Dès lors, l’action pourra être accueillie si les conditions cumulatives qui forment la définition de la faute inexcusable de l’employeur  sont réunies. 
Un cas de suicide a d’ailleurs déjà été admis par la Cour de cassation comme constituant une faute inexcusable de l’employeur aux termes d’un arrêt rendu  par la 2° chambre civile le 22.02.2007 dont il ressort :
qu’en vertu du contrat de travail le liant à son salarié, l’employeur est tenu d’une obligation de sécurité de résultat, et que le manquement à cette obligation a le caractère d’une faute inexcusable, au sens de l’article L. 452-1 du code de la sécurité sociale, lorsque l’employeur avait ou aurait dû avoir conscience du danger auquel était exposé le salarié et qu’il n’a pas pris les mesures nécessaires pour l’en préserver ; Et attendu que les énonciations de l’arrêt, selon lesquelles l’équilibre psychologique de M. X… avait été gravement compromis à la suite de la dégradation continue des relations de travail et du comportement de M. Y…, caractérisent le fait que l’employeur avait ou aurait dû avoir conscience du danger auquel était exposé son salarié et qu’il n’a pas pris les mesures nécessaires pour l’en préserver ; que la cour d’appel, qui n’était pas tenue de procéder à une recherche qui ne lui était pas demandée, a pu en déduire que M. Y… avait commis une faute inexcusable. [Cour de cassation]

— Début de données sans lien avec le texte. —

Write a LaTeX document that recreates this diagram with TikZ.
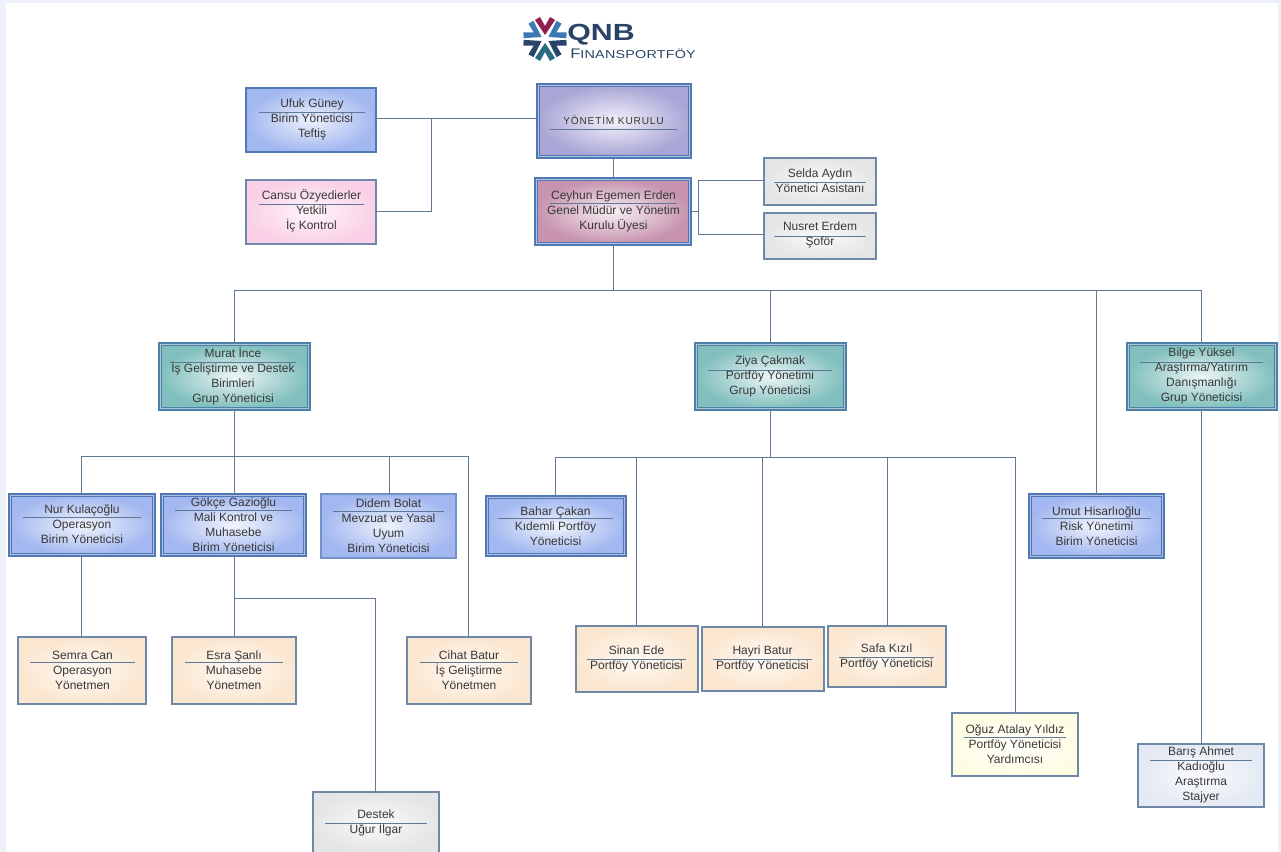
\documentclass[tikz,border=0pt]{standalone}
\usepackage{fontspec}
\setmainfont{Liberation Sans}
\definecolor{linec}{HTML}{5F7896}
\definecolor{bluebd}{HTML}{4F78B4}
\definecolor{bluefill}{HTML}{A3B8F0}
\definecolor{tealbd}{HTML}{4C80A8}
\definecolor{tealfill}{HTML}{80BFBD}
\definecolor{purpfill}{HTML}{A9A5D6}
\definecolor{rosefill}{HTML}{C793AE}
\definecolor{pinkfill}{HTML}{FAD0E6}
\definecolor{peachfill}{HTML}{FBE6CF}
\definecolor{creamfill}{HTML}{FFFCE4}
\definecolor{greyfill}{HTML}{E4E5E6}
\definecolor{paleblue}{HTML}{E4E9F3}
\definecolor{greybd}{HTML}{6F88A8}
\definecolor{edgec}{HTML}{EDF1FA}
\definecolor{logon}{HTML}{2A4468}
\definecolor{logor}{HTML}{8E1F4E}
\definecolor{logob}{HTML}{3C78B4}
\definecolor{logot}{HTML}{2A6A80}
\tikzset{
  x=0.75pt,y=-0.75pt,
  conn/.style={draw=linec,line width=0.75pt},
  rulel/.style={draw=linec,line width=0.6pt},
  boxbase/.style={anchor=north west,inner sep=0pt},
  plainb/.style args={#1/#2}{boxbase,outer sep=0pt,draw=#1,line width=0.8pt,shading=radial,inner color=white!80!#2,outer color=#2},
  doubleb/.style args={#1/#2}{boxbase,outer sep=1.8pt,draw=#1,line width=0.85pt,double=white!55!#1,double distance=1.3pt,shading=radial,inner color=white!85!#2,outer color=#2},
  bluesingle/.style={plainb=bluebd/bluefill},
  bluedidem/.style={plainb=bluebd/bluefill,line width=1.4pt,draw=bluebd!80},
  bluedouble/.style={doubleb=bluebd/bluefill},
  teal/.style={doubleb=tealbd/tealfill},
  purp/.style={doubleb=bluebd/purpfill},
  rose/.style={doubleb=bluebd/rosefill},
  pinkb/.style={plainb=greybd/pinkfill},
  peach/.style={plainb=greybd/peachfill},
  cream/.style={plainb=greybd/creamfill},
  greyb/.style={plainb=greybd/greyfill},
  paleb/.style={plainb=greybd/paleblue},
  txt/.style={align=center,font=\fontsize{9pt}{11.2pt}\selectfont,text=black!78,inner sep=0pt,yshift=-0.75pt},
}
\def\ins{0pt}
\newcommand{\dbl}{\gdef\ins{3.6pt}}
\newcommand{\card}[9]{% id style l t r b cy ruley text
  \node[#2,minimum width=\dimexpr #5pt*3/4-#3pt*3/4-\ins\relax,minimum height=\dimexpr #6pt*3/4-#4pt*3/4-\ins\relax] (#1) at (#3,#4) {};
  \draw[rulel] (\rxa,#8) -- (\rxb,#8);
  \node[txt] (#1-t) at (\fpeval{(\rxa+\rxb)/2},#7) {#9};
  \gdef\ins{0pt}%
}
\newcommand{\rx}[2]{\def\rxa{#1}\def\rxb{#2}}
\begin{document}
\begin{tikzpicture}
\useasboundingbox (0,0) rectangle (1281,852);
\fill[white] (0,0) rectangle (1281,852);
\fill[edgec] (0,0) rectangle (1281,3);
\fill[edgec] (0,0) rectangle (6,852);
\fill[edgec] (1278,0) rectangle (1281,852);

% logo
\begin{scope}[shift={(545,39)}]
  \foreach \a/\c in {90/logor,270/logot,30/logob,150/logob,210/logon,330/logon}{
    \fill[\c,rotate=\a] (4,0) -- (19,-10) -- (22,-5) -- (13,0) -- (22,5) -- (19,10) -- cycle;
  }
\end{scope}
\node[inner sep=0pt,anchor=west,text=logon,font=\fontsize{17.5pt}{18pt}\selectfont\bfseries\addfontfeature{FakeStretch=1.3}] (logoa) at (567,35) {QNB};
\node[inner sep=0pt,anchor=west,text=logon,font=\fontsize{10.4pt}{12pt}\selectfont\addfontfeature{FakeStretch=1.2}] (logob) at (570,54) {F{\fontsize{8.6pt}{12pt}\selectfont\addfontfeature{FakeStretch=1.25,LetterSpace=2}INANSPORTFÖY}};

% boxes
\rx{259}{365}\card{ufuk}{bluesingle}{246}{88}{376}{152}{118}{112}{Ufuk Güney\\Birim Yöneticisi\\Teftiş}
\rx{259}{364}\card{cansu}{pinkb}{246}{180}{376}{244}{210}{204}{Cansu Özyedierler\\Yetkili\\İç Kontrol}
\rx{550}{677}\dbl\card{yk}{purp}{536}{83}{692}{159}{119}{129}{\addfontfeature{LetterSpace=8}\fontsize{7.6pt}{11pt}\selectfont YÖNETİM KURULU}
\rx{550}{677}\dbl\card{ceo}{rose}{534}{177}{692}{246}{210}{203}{Ceyhun Egemen Erden\\Genel Müdür ve Yönetim\\Kurulu Üyesi}
\rx{774}{866}\card{selda}{greyb}{764}{158}{876}{205}{180}{182}{Selda Aydın\\Yönetici Asistanı}
\rx{774}{866}\card{nusret}{greyb}{764}{213}{876}{259}{234}{236}{Nusret Erdem\\Şoför}
\rx{170}{296}\dbl\card{murat}{teal}{158}{342}{311}{411}{375}{362}{Murat İnce\\İş Geliştirme ve Destek\\Birimleri\\Grup Yöneticisi}
\rx{708}{832}\dbl\card{ziya}{teal}{694}{342}{847}{411}{375}{370}{Ziya Çakmak\\Portföy Yönetimi\\Grup Yöneticisi}
\rx{1140}{1263}\dbl\card{bilge}{teal}{1126}{342}{1278}{411}{375}{362}{Bilge Yüksel\\Araştırma/Yatırım\\Danışmanlığı\\Grup Yöneticisi}
\rx{23}{141}\dbl\card{nur}{bluedouble}{8}{493}{156}{557}{523}{517}{Nur Kulaçoğlu\\Operasyon\\Birim Yöneticisi}
\rx{175}{292}\dbl\card{gokce}{bluedouble}{160}{493}{307}{557}{524}{510}{Gökçe Gazioğlu\\Mali Kontrol ve\\Muhasebe\\Birim Yöneticisi}
\rx{333}{444}\card{didem}{bluedidem}{321}{494}{456}{558}{525}{511}{Didem Bolat\\Mevzuat ve Yasal\\Uyum\\Birim Yöneticisi}
\rx{498}{613}\dbl\card{bahar}{bluedouble}{485}{495}{627}{557}{525}{518}{Bahar Çakan\\Kıdemli Portföy\\Yöneticisi}
\rx{1042}{1151}\dbl\card{umut}{bluedouble}{1028}{493}{1165}{559}{525}{518}{Umut Hisarlıoğlu\\Risk Yönetimi\\Birim Yöneticisi}
\rx{30}{135}\card{semra}{peach}{18}{637}{146}{704}{669}{662}{Semra Can\\Operasyon\\Yönetmen}
\rx{185}{283}\card{esra}{peach}{172}{637}{296}{704}{669}{662}{Esra Şanlı\\Muhasebe\\Yönetmen}
\rx{420}{518}\card{cihat}{peach}{407}{637}{531}{704}{669}{662}{Cihat Batur\\İş Geliştirme\\Yönetmen}
\rx{587}{686}\card{sinan}{peach}{576}{626}{698}{692}{658}{659}{Sinan Ede\\Portföy Yöneticisi}
\rx{713}{812}\card{hayri}{peach}{702}{627}{824}{691}{658}{659}{Hayri Batur\\Portföy Yöneticisi}
\rx{839}{934}\card{safa}{peach}{828}{626}{946}{687}{656}{657}{Safa Kızıl\\Portföy Yöneticisi}
\rx{964}{1066}\card{oguz}{cream}{952}{713}{1078}{776}{743}{737}{Oğuz Atalay Yıldız\\Portföy Yöneticisi\\Yardımcısı}
\rx{1150}{1252}\card{baris}{paleb}{1138}{744}{1264}{807}{774}{760}{Barış Ahmet\\Kadıoğlu\\Araştırma\\Stajyer}
\rx{325}{427}\card{destek}{greyb}{313}{792}{439}{853}{822}{823}{Destek\\Uğur Ilgar}

% junctions
\coordinate (j1) at (431,119);
\coordinate (j2) at (698,212);
\coordinate (j3) at (613,291);
\coordinate (j4) at (234,456);
\coordinate (j5) at (234,598);
\coordinate (j6) at (770,457);

% connectors
\draw[conn] (yk.south -| j3) -- (ceo.north -| j3);
\draw[conn] (ufuk.east |- j1) -- (yk.west |- j1);
\draw[conn] (j1) |- (cansu.east |- 0,212);
\draw[conn] (ceo.east |- j2) -- (j2);
\draw[conn] (selda.west |- 0,181) -| (j2);
\draw[conn] (nusret.west |- 0,235) -| (j2);
\draw[conn] (ceo.south -| j3) -- (j3);
\coordinate (a1) at (1201.5,291);
\draw[conn] (murat.north -| j4) |- (a1) -- (bilge.north -| a1);
\draw[conn] (ziya.north -| j6) -- (j6 |- j3);
\coordinate (a2) at (1096,291);
\draw[conn] (a2) -- (umut.north -| a2);
\draw[conn] (murat.south -| j4) -- (gokce.north -| j4);
\coordinate (b1) at (81,456);
\coordinate (b2) at (389,456);
\coordinate (b3) at (468,456);
\draw[conn] (nur.north -| b1) |- (b3) -- (cihat.north -| b3);
\draw[conn] (b2) -- (didem.north -| b2);
\draw[conn] (nur.south -| b1) -- (semra.north -| b1);
\draw[conn] (gokce.south -| j5) -- (esra.north -| j5);
\coordinate (c1) at (375,598);
\draw[conn] (j5) -| (destek.north -| c1);
\draw[conn] (ziya.south -| j6) -- (j6);
\coordinate (d1) at (555,457);
\coordinate (d2) at (636,457);
\coordinate (d3) at (762,457);
\coordinate (d4) at (887,457);
\coordinate (d5) at (1015,457);
\draw[conn] (bahar.north -| d1) |- (d5) -- (oguz.north -| d5);
\draw[conn] (d2) -- (sinan.north -| d2);
\draw[conn] (d3) -- (hayri.north -| d3);
\draw[conn] (d4) -- (safa.north -| d4);
\draw[conn] (bilge.south -| a1) -- (baris.north -| a1);
\end{tikzpicture}
\end{document}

En somme, la justice n’a (heureusement) pas attendu que  des journalistes s’intéressent à la souffrance au travail pour la prendre en considération. 
Au travers du prisme de France Télécom qui tient beaucoup de la marotte journalistique morbide c’est évidemment un phénomène beaucoup plus large et des méthodes de management « particulières » qui sont mis en évidence. 
Plutôt que de jeter la pierre sur une entreprise en particulier beaucoup de  structures d’importance pourraient en profiter pour faire le point sur le méthodes de gestion du personnel. 

J’ai failli oublier de vous dire… j’aime mon travail.